Material provided start
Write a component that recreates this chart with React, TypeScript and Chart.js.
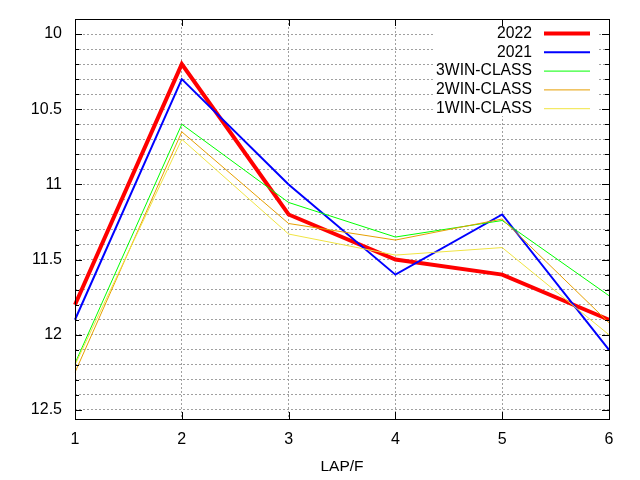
import { useEffect, useRef } from "react"
import { Chart, registerables, type ChartConfiguration, type Plugin } from "chart.js"

Chart.register(...registerables)

// lap times per furlong
const laps = ["1", "2", "3", "4", "5", "6"]
const lap2022 = [11.8, 10.2, 11.2, 11.5, 11.6, 11.9]
const lap2021 = [11.9, 10.3, 11.0, 11.6, 11.2, 12.1]
const win3 = [12.19, 10.6, 11.12, 11.35, 11.24, 11.74]
const win2 = [12.25, 10.65, 11.26, 11.37, 11.23, 11.92]
const win1 = [12.2, 10.7, 11.33, 11.47, 11.42, 12.0]

const seriesNames = ["2022", "2021", "3WIN-CLASS", "2WIN-CLASS", "1WIN-CLASS"]
const seriesColors = ["#ff0000", "#0000ff", "#00ff00", "#e69f00", "#f0e442"]
const seriesWidths = [4, 2, 1, 1, 1]

const yTickLabels = ["10", "10.5", "11", "11.5", "12", "12.5"]
// minor grid every 0.1 between 10 and 12.5
const yGridValues = Array.from({ length: 26 }, (_, i) => Math.round((10 + i * 0.1) * 10) / 10)

const FONT = "'Liberation Sans', Arial, sans-serif"

// gnuplot-like frame, mirrored ticks and key
const framePlugin: Plugin<"line"> = {
  id: "frame",
  beforeDatasetsDraw(chart) {
    const ctx = chart.ctx
    ctx.save()
    ctx.fillStyle = "#ffffff"
    ctx.fillRect(433, 23, 165, 93)
    ctx.restore()
  },
  afterDatasetsDraw(chart) {
    const { ctx, chartArea } = chart
    const { left, right, top, bottom } = chartArea
    const y = chart.scales.y
    const x = chart.scales.x
    ctx.save()
    ctx.strokeStyle = "#000000"
    ctx.lineWidth = 1
    ctx.beginPath()
    yGridValues.forEach((v) => {
      const py = Math.round(y.getPixelForValue(v)) + 0.5
      const major = yTickLabels.includes(String(v))
      const len = major ? 7 : 4
      ctx.moveTo(left, py)
      ctx.lineTo(left + len, py)
      ctx.moveTo(right, py)
      ctx.lineTo(right - len, py)
    })
    laps.forEach((_, i) => {
      const px = Math.round(x.getPixelForValue(i)) + 0.5
      ctx.moveTo(px, bottom)
      ctx.lineTo(px, bottom - 7)
      ctx.moveTo(px, top)
      ctx.lineTo(px, top + 7)
    })
    ctx.stroke()
    ctx.strokeRect(Math.round(left) + 0.5, Math.round(top) + 0.5, Math.round(right - left), Math.round(bottom - top))

    // key
    ctx.font = `15.7px ${FONT}`
    ctx.textAlign = "right"
    ctx.textBaseline = "middle"
    chart.data.datasets.forEach((ds, i) => {
      const ry = 33.5 + i * 18.8
      ctx.fillStyle = "#000000"
      ctx.fillText(String(ds.label), 532, ry)
      ctx.strokeStyle = String(ds.borderColor)
      ctx.lineWidth = Number(ds.borderWidth)
      ctx.beginPath()
      ctx.moveTo(544, ry)
      ctx.lineTo(590, ry)
      ctx.stroke()
    })
    ctx.restore()
  },
}

export default function App() {
  const chartRef = useRef<HTMLCanvasElement>(null)
  const chartInstance = useRef<Chart | null>(null)

  useEffect(() => {
    if (!chartRef.current) return

    if (chartInstance.current) {
      chartInstance.current.destroy()
    }

    const ctx = chartRef.current.getContext("2d")
    if (!ctx) return

    const values = [lap2022, lap2021, win3, win2, win1]

    const config: ChartConfiguration<"line"> = {
      type: "line",
      data: {
        labels: laps,
        datasets: values.map((data, i) => ({
          label: seriesNames[i],
          data: data,
          borderColor: seriesColors[i],
          backgroundColor: seriesColors[i],
          borderWidth: seriesWidths[i],
          pointRadius: 0,
          tension: 0,
          fill: false,
          order: values.length - i,
        })),
      },
      options: {
        responsive: false,
        animation: false,
        devicePixelRatio: 1,
        layout: {
          padding: { top: 19, right: 31, left: 0, bottom: 0 },
        },
        plugins: {
          legend: { display: false },
          tooltip: { enabled: false },
        },
        scales: {
          x: {
            type: "category",
            offset: false,
            afterFit: (scale) => {
              scale.height = 61
              scale.paddingLeft = 0
              scale.paddingRight = 0
            },
            // dotted grid lines take their dash from border.dash
            border: { display: false, dash: [2, 2] },
            grid: {
              color: "#a0a0a0",
              drawTicks: false,
            },
            ticks: {
              color: "#000000",
              padding: 11,
              font: { family: FONT, size: 16 },
              maxRotation: 0,
            },
            title: {
              display: true,
              text: "LAP/F",
              color: "#000000",
              font: { family: FONT, size: 15.5 },
              padding: { top: 0, bottom: 4 },
            },
          },
          y: {
            type: "linear",
            reverse: true,
            min: 9.9,
            max: 12.56,
            afterFit: (scale) => {
              scale.width = 75
              scale.paddingTop = 0
              scale.paddingBottom = 0
            },
            afterBuildTicks: (scale) => {
              scale.ticks = yGridValues.map((v) => ({ value: v }))
            },
            border: { display: false, dash: [2, 2] },
            grid: {
              color: "#a0a0a0",
              drawTicks: false,
            },
            ticks: {
              color: "#000000",
              padding: 13,
              font: { family: FONT, size: 16 },
              autoSkip: false,
              callback: (value) => {
                const s = String(Math.round(Number(value) * 10) / 10)
                return yTickLabels.includes(s) ? s : ""
              },
            },
          },
        },
      },
      plugins: [framePlugin],
    }

    chartInstance.current = new Chart(ctx, config)

    return () => {
      if (chartInstance.current) {
        chartInstance.current.destroy()
      }
    }
  }, [])

  return (
    <div style={{ position: "fixed", left: 0, top: 0, width: 640, height: 480, background: "#ffffff" }}>
      <canvas ref={chartRef} width={640} height={480}></canvas>
    </div>
  )
}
Material provided end
Problem to work on >> Restate the data above word for word. Do not include the images.

Solution to the exercise >>
Write a component that recreates this chart with React, TypeScript and Chart.js.
import { useEffect, useRef } from "react"
import { Chart, registerables, type ChartConfiguration, type Plugin } from "chart.js"

Chart.register(...registerables)

// lap times per furlong
const laps = ["1", "2", "3", "4", "5", "6"]
const lap2022 = [11.8, 10.2, 11.2, 11.5, 11.6, 11.9]
const lap2021 = [11.9, 10.3, 11.0, 11.6, 11.2, 12.1]
const win3 = [12.19, 10.6, 11.12, 11.35, 11.24, 11.74]
const win2 = [12.25, 10.65, 11.26, 11.37, 11.23, 11.92]
const win1 = [12.2, 10.7, 11.33, 11.47, 11.42, 12.0]

const seriesNames = ["2022", "2021", "3WIN-CLASS", "2WIN-CLASS", "1WIN-CLASS"]
const seriesColors = ["#ff0000", "#0000ff", "#00ff00", "#e69f00", "#f0e442"]
const seriesWidths = [4, 2, 1, 1, 1]

const yTickLabels = ["10", "10.5", "11", "11.5", "12", "12.5"]
// minor grid every 0.1 between 10 and 12.5
const yGridValues = Array.from({ length: 26 }, (_, i) => Math.round((10 + i * 0.1) * 10) / 10)

const FONT = "'Liberation Sans', Arial, sans-serif"

// gnuplot-like frame, mirrored ticks and key
const framePlugin: Plugin<"line"> = {
  id: "frame",
  beforeDatasetsDraw(chart) {
    const ctx = chart.ctx
    ctx.save()
    ctx.fillStyle = "#ffffff"
    ctx.fillRect(433, 23, 165, 93)
    ctx.restore()
  },
  afterDatasetsDraw(chart) {
    const { ctx, chartArea } = chart
    const { left, right, top, bottom } = chartArea
    const y = chart.scales.y
    const x = chart.scales.x
    ctx.save()
    ctx.strokeStyle = "#000000"
    ctx.lineWidth = 1
    ctx.beginPath()
    yGridValues.forEach((v) => {
      const py = Math.round(y.getPixelForValue(v)) + 0.5
      const major = yTickLabels.includes(String(v))
      const len = major ? 7 : 4
      ctx.moveTo(left, py)
      ctx.lineTo(left + len, py)
      ctx.moveTo(right, py)
      ctx.lineTo(right - len, py)
    })
    laps.forEach((_, i) => {
      const px = Math.round(x.getPixelForValue(i)) + 0.5
      ctx.moveTo(px, bottom)
      ctx.lineTo(px, bottom - 7)
      ctx.moveTo(px, top)
      ctx.lineTo(px, top + 7)
    })
    ctx.stroke()
    ctx.strokeRect(Math.round(left) + 0.5, Math.round(top) + 0.5, Math.round(right - left), Math.round(bottom - top))

    // key
    ctx.font = `15.7px ${FONT}`
    ctx.textAlign = "right"
    ctx.textBaseline = "middle"
    chart.data.datasets.forEach((ds, i) => {
      const ry = 33.5 + i * 18.8
      ctx.fillStyle = "#000000"
      ctx.fillText(String(ds.label), 532, ry)
      ctx.strokeStyle = String(ds.borderColor)
      ctx.lineWidth = Number(ds.borderWidth)
      ctx.beginPath()
      ctx.moveTo(544, ry)
      ctx.lineTo(590, ry)
      ctx.stroke()
    })
    ctx.restore()
  },
}

export default function App() {
  const chartRef = useRef<HTMLCanvasElement>(null)
  const chartInstance = useRef<Chart | null>(null)

  useEffect(() => {
    if (!chartRef.current) return

    if (chartInstance.current) {
      chartInstance.current.destroy()
    }

    const ctx = chartRef.current.getContext("2d")
    if (!ctx) return

    const values = [lap2022, lap2021, win3, win2, win1]

    const config: ChartConfiguration<"line"> = {
      type: "line",
      data: {
        labels: laps,
        datasets: values.map((data, i) => ({
          label: seriesNames[i],
          data: data,
          borderColor: seriesColors[i],
          backgroundColor: seriesColors[i],
          borderWidth: seriesWidths[i],
          pointRadius: 0,
          tension: 0,
          fill: false,
          order: values.length - i,
        })),
      },
      options: {
        responsive: false,
        animation: false,
        devicePixelRatio: 1,
        layout: {
          padding: { top: 19, right: 31, left: 0, bottom: 0 },
        },
        plugins: {
          legend: { display: false },
          tooltip: { enabled: false },
        },
        scales: {
          x: {
            type: "category",
            offset: false,
            afterFit: (scale) => {
              scale.height = 61
              scale.paddingLeft = 0
              scale.paddingRight = 0
            },
            // dotted grid lines take their dash from border.dash
            border: { display: false, dash: [2, 2] },
            grid: {
              color: "#a0a0a0",
              drawTicks: false,
            },
            ticks: {
              color: "#000000",
              padding: 11,
              font: { family: FONT, size: 16 },
              maxRotation: 0,
            },
            title: {
              display: true,
              text: "LAP/F",
              color: "#000000",
              font: { family: FONT, size: 15.5 },
              padding: { top: 0, bottom: 4 },
            },
          },
          y: {
            type: "linear",
            reverse: true,
            min: 9.9,
            max: 12.56,
            afterFit: (scale) => {
              scale.width = 75
              scale.paddingTop = 0
              scale.paddingBottom = 0
            },
            afterBuildTicks: (scale) => {
              scale.ticks = yGridValues.map((v) => ({ value: v }))
            },
            border: { display: false, dash: [2, 2] },
            grid: {
              color: "#a0a0a0",
              drawTicks: false,
            },
            ticks: {
              color: "#000000",
              padding: 13,
              font: { family: FONT, size: 16 },
              autoSkip: false,
              callback: (value) => {
                const s = String(Math.round(Number(value) * 10) / 10)
                return yTickLabels.includes(s) ? s : ""
              },
            },
          },
        },
      },
      plugins: [framePlugin],
    }

    chartInstance.current = new Chart(ctx, config)

    return () => {
      if (chartInstance.current) {
        chartInstance.current.destroy()
      }
    }
  }, [])

  return (
    <div style={{ position: "fixed", left: 0, top: 0, width: 640, height: 480, background: "#ffffff" }}>
      <canvas ref={chartRef} width={640} height={480}></canvas>
    </div>
  )
}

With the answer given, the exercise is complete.